Begin

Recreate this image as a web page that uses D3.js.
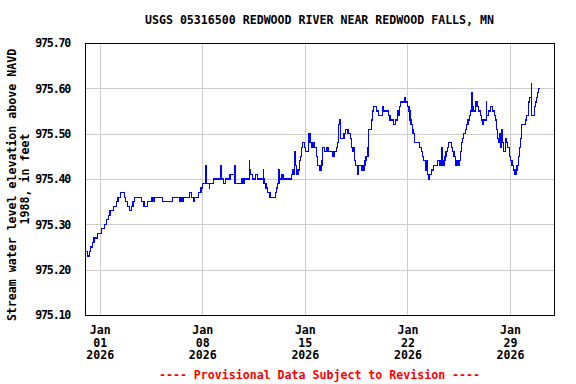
<!DOCTYPE html>
<html>
<head>
<meta charset="utf-8">
<script src="https://cdn.jsdelivr.net/npm/d3@7"></script>
<style>
  body { margin: 0; background: #fff; }
  text { font-family: "DejaVu Sans Mono", monospace; font-weight: bold; font-size: 11.6px; }
</style>
</head>
<body>
<svg id="chart" width="576" height="384"></svg>
<script>
// gage readings, days after 2025-12-31 00:00 (UTC) -> water level (ft)
var dayOffsets = [
  0.00, 0.16, 0.30, 0.36, 0.50, 0.61, 0.84, 1.11, 1.34, 1.45, 1.59, 1.71, 1.93, 2.14, 2.25, 2.43,
  2.71, 2.78, 2.89, 3.02, 3.16, 3.27, 3.36, 3.84, 4.02, 4.25, 4.55, 4.60, 4.65, 4.70, 4.75, 5.27,
  5.96, 6.43, 6.48, 6.53, 6.60, 6.65, 6.71, 7.12, 7.28, 7.39, 7.45, 7.73, 7.91, 8.03, 8.21, 8.25,
  8.30, 8.48, 8.50, 8.75, 9.28, 9.31, 9.43, 9.57, 9.89, 10.19, 10.23, 10.66, 10.70, 10.75, 10.80, 10.87,
  11.21, 11.25, 11.30, 11.44, 11.66, 11.78, 12.16, 12.20, 12.22, 12.26, 12.35, 12.46, 12.62, 12.98, 13.05, 13.12,
  13.23, 13.27, 13.39, 13.51, 14.07, 14.14, 14.21, 14.30, 14.33, 14.41, 14.53, 14.65, 14.71, 14.78, 14.82, 14.99,
  15.05, 15.26, 15.35, 15.44, 15.55, 15.67, 15.78, 15.89, 16.01, 16.05, 16.09, 16.13, 16.17, 16.23, 16.35, 16.46,
  16.58, 16.92, 17.00, 17.14, 17.21, 17.30, 17.37, 17.44, 17.67, 17.76, 17.94, 18.12, 18.21, 18.25, 18.30, 18.40,
  18.46, 18.58, 18.62, 18.67, 18.85, 18.92, 19.00, 19.05, 19.10, 19.17, 19.26, 19.29, 19.33, 19.56, 19.62, 19.71,
  19.90, 20.01, 20.28, 20.35, 20.69, 20.81, 21.03, 21.21, 21.30, 21.37, 21.44, 21.53, 21.78, 21.82, 21.85, 21.87,
  22.01, 22.10, 22.17, 22.24, 22.33, 22.36, 22.38, 22.39, 22.46, 22.85, 22.97, 23.04, 23.12, 23.24, 23.27, 23.31,
  23.37, 23.47, 23.53, 23.65, 23.76, 24.03, 24.22, 24.27, 24.33, 24.36, 24.42, 24.47, 24.52, 24.56, 24.63, 24.72,
  24.78, 24.98, 25.09, 25.17, 25.26, 25.31, 25.36, 25.40, 25.45, 25.49, 25.53, 25.60, 25.67, 25.76, 25.85, 25.94,
  26.04, 26.13, 26.21, 26.31, 26.40, 26.43, 26.47, 26.53, 26.62, 26.66, 26.70, 26.73, 26.76, 26.86, 26.97, 27.03,
  27.13, 27.20, 27.37, 27.42, 27.54, 27.65, 27.83, 27.92, 27.99, 28.06, 28.13, 28.17, 28.22, 28.26, 28.33, 28.37,
  28.40, 28.45, 28.56, 28.67, 28.74, 28.83, 28.94, 29.04, 29.13, 29.24, 29.29, 29.34, 29.38, 29.43, 29.47, 29.58,
  29.65, 29.72, 29.81, 30.04, 30.15, 30.24, 30.31, 30.44, 30.47, 30.65, 30.72, 30.79, 30.86, 30.92, 31.04
];
var levels = [
  975.24, 975.23, 975.24, 975.25, 975.26, 975.27, 975.28, 975.29, 975.30, 975.31, 975.32, 975.33, 975.34, 975.35, 975.36, 975.37,
  975.36, 975.35, 975.34, 975.33, 975.34, 975.35, 975.36, 975.35, 975.34, 975.35, 975.36, 975.35, 975.36, 975.35, 975.36, 975.35,
  975.36, 975.35, 975.36, 975.35, 975.36, 975.35, 975.36, 975.37, 975.36, 975.35, 975.36, 975.37, 975.38, 975.39, 975.43, 975.41,
  975.39, 975.38, 975.39, 975.40, 975.43, 975.40, 975.39, 975.40, 975.41, 975.43, 975.39, 975.40, 975.39, 975.40, 975.39, 975.40,
  975.44, 975.42, 975.41, 975.40, 975.41, 975.40, 975.42, 975.39, 975.40, 975.39, 975.38, 975.37, 975.36, 975.37, 975.38, 975.39,
  975.42, 975.40, 975.41, 975.40, 975.41, 975.42, 975.41, 975.46, 975.43, 975.41, 975.42, 975.44, 975.45, 975.47, 975.48, 975.47,
  975.46, 975.50, 975.48, 975.47, 975.48, 975.47, 975.45, 975.43, 975.42, 975.43, 975.42, 975.43, 975.44, 975.47, 975.46, 975.47,
  975.46, 975.45, 975.46, 975.47, 975.48, 975.52, 975.53, 975.49, 975.50, 975.51, 975.50, 975.49, 975.47, 975.46, 975.47, 975.44,
  975.43, 975.42, 975.41, 975.43, 975.42, 975.43, 975.42, 975.43, 975.44, 975.45, 975.47, 975.45, 975.51, 975.53, 975.55, 975.56,
  975.55, 975.54, 975.56, 975.55, 975.54, 975.53, 975.52, 975.53, 975.55, 975.54, 975.56, 975.57, 975.58, 975.57, 975.58, 975.57,
  975.56, 975.55, 975.53, 975.52, 975.51, 975.50, 975.51, 975.50, 975.48, 975.47, 975.46, 975.45, 975.44, 975.43, 975.42, 975.44,
  975.41, 975.40, 975.41, 975.42, 975.43, 975.44, 975.43, 975.44, 975.47, 975.43, 975.44, 975.43, 975.44, 975.45, 975.46, 975.47,
  975.48, 975.47, 975.46, 975.45, 975.44, 975.43, 975.44, 975.43, 975.44, 975.43, 975.44, 975.46, 975.48, 975.49, 975.50, 975.51,
  975.52, 975.53, 975.54, 975.55, 975.59, 975.55, 975.56, 975.55, 975.56, 975.57, 975.56, 975.57, 975.56, 975.55, 975.54, 975.53,
  975.52, 975.53, 975.57, 975.54, 975.55, 975.56, 975.55, 975.54, 975.53, 975.51, 975.50, 975.49, 975.48, 975.50, 975.48, 975.47,
  975.51, 975.48, 975.46, 975.49, 975.48, 975.47, 975.45, 975.44, 975.43, 975.42, 975.41, 975.42, 975.41, 975.42, 975.43, 975.45,
  975.47, 975.49, 975.52, 975.53, 975.54, 975.57, 975.58, 975.61, 975.54, 975.56, 975.57, 975.58, 975.59, 975.60, 975.60
];

var yTicks = [975.10, 975.20, 975.30, 975.40, 975.50, 975.60, 975.70];
var xTickDays = ["2026-01-01", "2026-01-08", "2026-01-15", "2026-01-22", "2026-01-29"];

var titleText = "USGS 05316500 REDWOOD RIVER NEAR REDWOOD FALLS, MN";
var yTitle1 = "Stream water level elevation above NAVD";
var yTitle2 = "1988, in feet";
var footText = "---- Provisional Data Subject to Revision ----";

var margin = {top: 43, right: 22, bottom: 69, left: 85},
    width = 576 - margin.left - margin.right,
    height = 384 - margin.top - margin.bottom;

var start = new Date(Date.UTC(2025, 11, 31));
var parseDay = d3.utcParse("%Y-%m-%d");

var data = dayOffsets.map(function(d, i) {
  return {date: d3.utcMinute.offset(start, Math.round(d * 1440)), level: levels[i]};
});

var x = d3.scaleUtc()
    .domain([start, new Date(Date.UTC(2026, 1, 1))])
    .range([0, width]);
var y = d3.scaleLinear()
    .domain([975.10, 975.70])
    .range([height, 0]);

var svg = d3.select("#chart");
var g = svg.append("g")
    .attr("transform", "translate(" + margin.left + "," + margin.top + ")");

// grid
g.append("g")
    .attr("class", "grid")
    .call(d3.axisLeft(y).tickValues(yTicks.slice(1, -1)).tickSize(-width).tickFormat(""))
    .call(function(s) { s.select(".domain").remove(); });
g.append("g")
    .attr("class", "grid")
    .attr("transform", "translate(0," + height + ")")
    .call(d3.axisBottom(x).tickValues(xTickDays.map(parseDay)).tickSize(-height).tickFormat(""))
    .call(function(s) { s.select(".domain").remove(); });
g.selectAll(".grid line")
    .attr("stroke", "#cccccc")
    .attr("shape-rendering", "crispEdges");

// y labels
var yAxis = g.append("g")
    .call(d3.axisLeft(y).tickValues(yTicks).tickSize(0).tickPadding(15).tickFormat(d3.format(".2f")));
yAxis.select(".domain").remove();
yAxis.selectAll("text")
    .attr("fill", "#000")
    .style("font-size", null).style("font-family", null)
    .style("letter-spacing", "-1.2px");

// x labels, three lines each
var xAxis = g.append("g")
    .attr("transform", "translate(0," + height + ")")
    .call(d3.axisBottom(x).tickValues(xTickDays.map(parseDay)).tickSize(0).tickFormat(""));
xAxis.select(".domain").remove();
xAxis.selectAll(".tick").each(function(d) {
  var t = d3.select(this).append("text").attr("fill", "#000").attr("text-anchor", "middle");
  [d3.utcFormat("%b")(d), d3.utcFormat("%d")(d), d3.utcFormat("%Y")(d)].forEach(function(s, i) {
    t.append("tspan").attr("x", 0).attr("y", 19 + i * 12.7).text(s);
  });
});

// frame
g.append("rect")
    .attr("x", 0.5).attr("y", 0.5)
    .attr("width", width).attr("height", height)
    .attr("fill", "none").attr("stroke", "#000")
    .attr("shape-rendering", "crispEdges");

// the series
var line = d3.line()
    .curve(d3.curveStepAfter)
    .x(function(d) { return x(d.date); })
    .y(function(d) { return y(d.level); });

g.append("path")
    .datum(data)
    .attr("fill", "none")
    .attr("stroke", "#0000ff")
    .attr("stroke-width", 1.2)
    .attr("shape-rendering", "crispEdges")
    .attr("d", line);

// titles
svg.append("text")
    .attr("x", margin.left + width / 2).attr("y", 24)
    .attr("text-anchor", "middle")
    .text(titleText);

svg.append("text")
    .attr("transform", "translate(16,185) rotate(-90)")
    .attr("text-anchor", "middle")
    .text(yTitle1);
svg.append("text")
    .attr("transform", "translate(29,179) rotate(-90)")
    .attr("text-anchor", "middle")
    .text(yTitle2);

svg.append("text")
    .attr("x", margin.left + width / 2).attr("y", 379)
    .attr("text-anchor", "middle")
    .attr("fill", "#ff0000")
    .text(footText);
</script>
</body>
</html>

End

Pick out all lines containing the string "this".

Recreate this image as a web page that uses D3.js.
  var t = d3.select(this).append("text").attr("fill", "#000").attr("text-anchor", "middle");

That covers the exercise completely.